The law school’s associate dean publicly explained the event was cancelled due to “misunderstandings and miscommunications” and implied it violated school policy about commercial endorsements and product sales. He said the group would be reimbursed for fees paid to the university, but not for the products it purchased to give away. He also told the campus newspaper, The Badger Herald, the event could be rescheduled if the students agreed “no commercial products will be sold, promoted or endorsed.”
Student organizers, however, uncovered what they viewed as a more insidious reason for the cancellation. They claim the event was cancelled and promotional posters were ripped from the law school’s walls without notice because “some people found them offensive,” according to Wisconsin Law Students for Reproductive Justice Chair Maria Selsor.
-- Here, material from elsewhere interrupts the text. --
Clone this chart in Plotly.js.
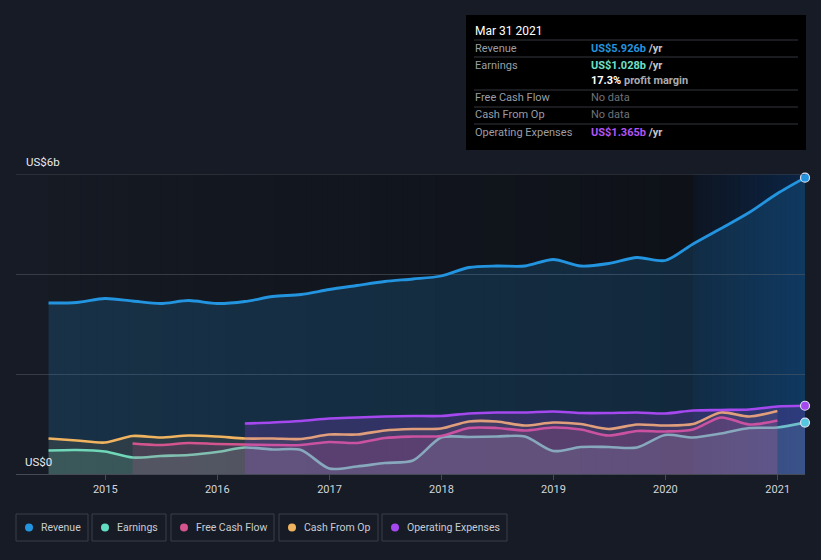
<!DOCTYPE html>
<html>
<head>
<meta charset="utf-8">
<script src="https://cdn.plot.ly/plotly-3.0.1.min.js"></script>
<style>
html,body{margin:0;padding:0;background:#161b25;}
#chart{width:821px;height:560px;}
</style>
</head>
<body>
<div id="chart"></div>
<script>
// ---- data (US$ billions, trailing twelve months) ----
const dates = ['2014-06-30','2014-09-30','2014-12-31','2015-03-31','2015-06-30','2015-09-30','2015-12-31',
  '2016-03-31','2016-06-30','2016-09-30','2016-12-31','2017-03-31','2017-06-30','2017-09-30','2017-12-31',
  '2018-03-31','2018-06-30','2018-09-30','2018-12-31','2019-03-31','2019-06-30','2019-09-30','2019-12-31',
  '2020-03-31','2020-06-30','2020-09-30','2020-12-31','2021-03-31'];
const revenue = [3.42,3.43,3.51,3.46,3.41,3.47,3.41,3.45,3.55,3.59,3.69,3.77,3.85,3.90,3.96,4.13,4.16,4.16,4.29,4.16,4.21,4.33,4.27,4.60,4.91,5.23,5.61,5.926];
const earnings = [0.47,0.48,0.45,0.33,0.36,0.38,0.44,0.53,0.49,0.48,0.11,0.15,0.22,0.27,0.73,0.74,0.75,0.75,0.46,0.54,0.54,0.53,0.78,0.73,0.81,0.92,0.93,1.028];
const cashFromOpDates = dates.slice(0,27);
const cashFromOp = [0.71,0.67,0.63,0.76,0.73,0.77,0.75,0.71,0.71,0.70,0.79,0.79,0.87,0.90,0.91,1.05,1.05,0.97,1.03,1.00,0.90,0.99,0.97,1.00,1.23,1.15,1.26];
const freeCashFlowDates = dates.slice(3,27);
const freeCashFlow = [0.61,0.58,0.62,0.60,0.59,0.58,0.58,0.64,0.62,0.72,0.75,0.76,0.92,0.92,0.87,0.93,0.89,0.77,0.86,0.85,0.89,1.13,0.99,1.07];
const opexDates = dates.slice(7);
const opex = [1.01,1.03,1.06,1.11,1.13,1.15,1.16,1.16,1.21,1.23,1.23,1.25,1.22,1.22,1.23,1.21,1.27,1.28,1.29,1.35,1.365];
const tickVals = ['2015-01-01','2016-01-01','2017-01-01','2018-01-01','2019-01-01','2020-01-01','2021-01-01'];
const tickText = ['2015','2016','2017','2018','2019','2020','2021'];
const seriesNames = ['Revenue','Earnings','Free Cash Flow','Cash From Op','Operating Expenses'];
const seriesColors = ['#2394df','#62dcc2','#d4548e','#f0b35f','#a548f0'];
const hoverDate = 'Mar 31 2021';

// ---- geometry helpers (pixel -> paper) ----
const W = 821, H = 560, ML = 16, MR = 16, MT = 174, MB = 86;
const PW = W - ML - MR, PH = H - MT - MB;
const px = v => (v - ML) / PW;
const py = v => (H - MB - v) / PH;

const FONT = 'Roboto, "Open Sans", sans-serif';
const fills = ['rgba(35,148,223,0.19)','rgba(110,230,200,0.16)','rgba(214,84,143,0.17)','rgba(240,180,95,0.10)','rgba(164,76,240,0.20)'];

function line(x, y, i, w) {
  return {x: x, y: y, type: 'scatter', mode: 'lines', name: seriesNames[i],
    line: {color: seriesColors[i], width: w || 2.6, shape: 'spline', smoothing: 0.8},
    fill: 'tozeroy', fillcolor: fills[i], hoverinfo: 'skip', showlegend: false};
}

const traces = [
  line(dates, revenue, 0, 2.8),
  line(dates, earnings, 1),
  line(cashFromOpDates, cashFromOp, 3),
  line(freeCashFlowDates, freeCashFlow, 2),
  line(opexDates, opex, 4),
  {x: [dates[dates.length-1], dates[dates.length-1], opexDates[opexDates.length-1]],
   y: [revenue[revenue.length-1], earnings[earnings.length-1], opex[opex.length-1]],
   type: 'scatter', mode: 'markers', cliponaxis: false, hoverinfo: 'skip', showlegend: false,
   marker: {size: 9, color: [seriesColors[0], '#55c8e0', seriesColors[4]], line: {color: '#d8def0', width: 1.2}}}
];

// ---- background shading: opaque stepped gradient, each slice overlaps the next (no seams) ----
const shapes = [];
function tms(d) { return new Date(d + 'T00:00:00Z').getTime(); }
function iso(ms) { return new Date(ms).toISOString().slice(0,10); }
function grad(d0, d1, c0, c1, n) {
  const a = tms(d0), b = tms(d1);
  for (let k = 0; k < n; k++) {
    const t = (k + 0.5) / n;
    const c = c0.map((v, j) => Math.round(v + (c1[j] - v) * t));
    shapes.push({type: 'rect', layer: 'below', xref: 'x', yref: 'paper',
      x0: iso(a + (b - a) * k / n), x1: (k === n - 1) ? d1 : iso(a + (b - a) * (k + 2) / n), y0: 0, y1: 1,
      fillcolor: 'rgb(' + c.join(',') + ')', line: {width: 0}});
  }
}
grad(dates[0], dates[23], [21,26,35], [14,17,24], 40);
grad(dates[23], dates[27], [13,21,34], [12,36,68], 24);
shapes.push({type: 'line', xref: 'paper', yref: 'y', x0: 0, x1: 1, y0: 6, y1: 6,
  line: {color: '#40454f', width: 1}});

// ---- tooltip box ----
shapes.push({type: 'rect', xref: 'paper', yref: 'paper', x0: px(466), x1: px(806), y0: py(150), y1: py(15),
  fillcolor: '#000000', line: {width: 0}});
[40, 57, 90, 107, 124].forEach(yy => shapes.push({type: 'line', xref: 'paper', yref: 'paper',
  x0: px(474), x1: px(798), y0: py(yy), y1: py(yy), line: {color: '#34373d', width: 1}}));

// ---- legend boxes ----
const legendBoxes = [[16,88],[92,166],[171,274],[279,378],[382,507]];
const annotations = [];
legendBoxes.forEach((b, i) => {
  shapes.push({type: 'rect', xref: 'paper', yref: 'paper', x0: px(b[0]), x1: px(b[1]), y0: py(541), y1: py(514),
    fillcolor: 'rgba(0,0,0,0)', line: {color: '#3a3f4a', width: 1}});
  shapes.push({type: 'circle', xref: 'paper', yref: 'paper', xsizemode: 'pixel', ysizemode: 'pixel',
    xanchor: px(b[0] + 13), yanchor: py(527.5), x0: -4, x1: 4, y0: -4, y1: 4,
    fillcolor: seriesColors[i], line: {width: 0}});
  annotations.push({xref: 'paper', yref: 'paper', x: px(b[0] + 23), y: py(527.5), xanchor: 'left', yanchor: 'middle',
    showarrow: false, text: seriesNames[i], font: {family: FONT, size: 10.5, color: '#c9ccd2'}});
});

// ---- y labels ----
annotations.push({xref: 'paper', yref: 'paper', x: px(24), y: py(162), xanchor: 'left', yanchor: 'middle',
  showarrow: false, text: 'US$6b', font: {family: FONT, size: 11.5, color: '#e8eaee'}});
annotations.push({xref: 'paper', yref: 'paper', x: px(23), y: py(462), xanchor: 'left', yanchor: 'middle',
  showarrow: false, text: 'US$0', font: {family: FONT, size: 11.5, color: '#e8eaee'}});

// ---- tooltip text ----
const last = a => a[a.length - 1];
const margin = (last(earnings) / last(revenue) * 100).toFixed(1);
function tip(y, x, text, color, size) {
  annotations.push({xref: 'paper', yref: 'paper', x: px(x), y: py(y), xanchor: 'left', yanchor: 'middle',
    showarrow: false, text: text, font: {family: FONT, size: size || 11, color: color}});
}
tip(31, 473, hoverDate, '#ffffff', 12);
tip(48, 473, 'Revenue', '#9a9ea6');
tip(65, 473, 'Earnings', '#9a9ea6');
tip(98, 473, 'Free Cash Flow', '#9a9ea6');
tip(115, 473, 'Cash From Op', '#9a9ea6');
tip(132, 473, 'Operating Expenses', '#9a9ea6');
tip(48, 589, '<b><span style="color:' + seriesColors[0] + '">US$' + last(revenue).toFixed(3) + 'b</span> /yr</b>', '#c4c7cc');
tip(65, 589, '<b><span style="color:#6fe0c8">US$' + last(earnings).toFixed(3) + 'b</span> /yr</b>', '#c4c7cc');
tip(81, 589, '<b><span style="color:#ffffff">' + margin + '%</span> profit margin</b>', '#a8abb1');
tip(98, 589, 'No data', '#6f7379');
tip(115, 589, 'No data', '#6f7379');
tip(132, 589, '<b><span style="color:#b154f5">US$' + last(opex).toFixed(3) + 'b</span> /yr</b>', '#c4c7cc');

const layout = {
  width: W, height: H,
  margin: {l: ML, r: MR, t: MT, b: MB, pad: 0},
  paper_bgcolor: '#161b25', plot_bgcolor: 'rgba(0,0,0,0)',
  font: {family: FONT, color: '#d0d3d8'},
  showlegend: false,
  xaxis: {type: 'date', range: ['2014-03-16', '2021-03-31'], tickvals: tickVals, ticktext: tickText,
    showgrid: false, showline: true, linecolor: '#454a55', linewidth: 1, ticks: 'outside', ticklen: 5,
    tickcolor: '#454a55', tickfont: {family: FONT, size: 11, color: '#d3d6db'}, zeroline: false, fixedrange: true},
  yaxis: {range: [0, 6], tickvals: [0, 2, 4, 6], showticklabels: false, showgrid: true, gridcolor: '#363b46',
    gridwidth: 1, zeroline: false, showline: false, fixedrange: true},
  shapes: shapes,
  annotations: annotations
};

Plotly.newPlot('chart', traces, layout, {displayModeBar: false, staticPlot: true});
</script>
</body>
</html>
“[Associate Law School] Dean [Walter] Dickey’s response was that it did not matter whether it was a sale or not, there were to be ‘no sex toys on law school premises,’” the group said in an official complaint filed with the dean’s office.
They want “a formal apology, refund of [all] event expenses and clarification of student organization event rules,” according to The Badger Herald. In the formal complaint, Wisconsin Law Students for Reproductive Justice alleged the administration’s actions were “both procedurally and substantively unjust” and the group was “unfairly targeted in a manner that constitutes both discrimination and a possible violation of our First Amendment rights.”
They should make impressive attorneys one day.
According to Donald Downs, a UW political science professor and chair of the Committee for Academic Freedom and Rights, the dispute boils down to whether the students intended to allow the event to be used as a promotional venue for commercial entities. One such entity was local retailer A Woman’s Touch Sexuality Resource Center, which planned to send a women’s sexuality lecturer to the event.
According to Selsor, A Woman’s Touch “received no monetary benefit from coming in — they do it as a public service. They’re the only people in the Midwest, basically, that know so much about women’s sexuality, so they’re the perfect people to come in [and speak].”
“Whether [the administration] had a basis for shutting down the entire presentation would depend upon how central the promotion of commercial objects was to the presentation,” Downs told The Badger Herald. “The larger question to be asked is to what extent can the law school set reasonable limits on presentations that advocate certain sexual practices because they have an interest in basic decency.”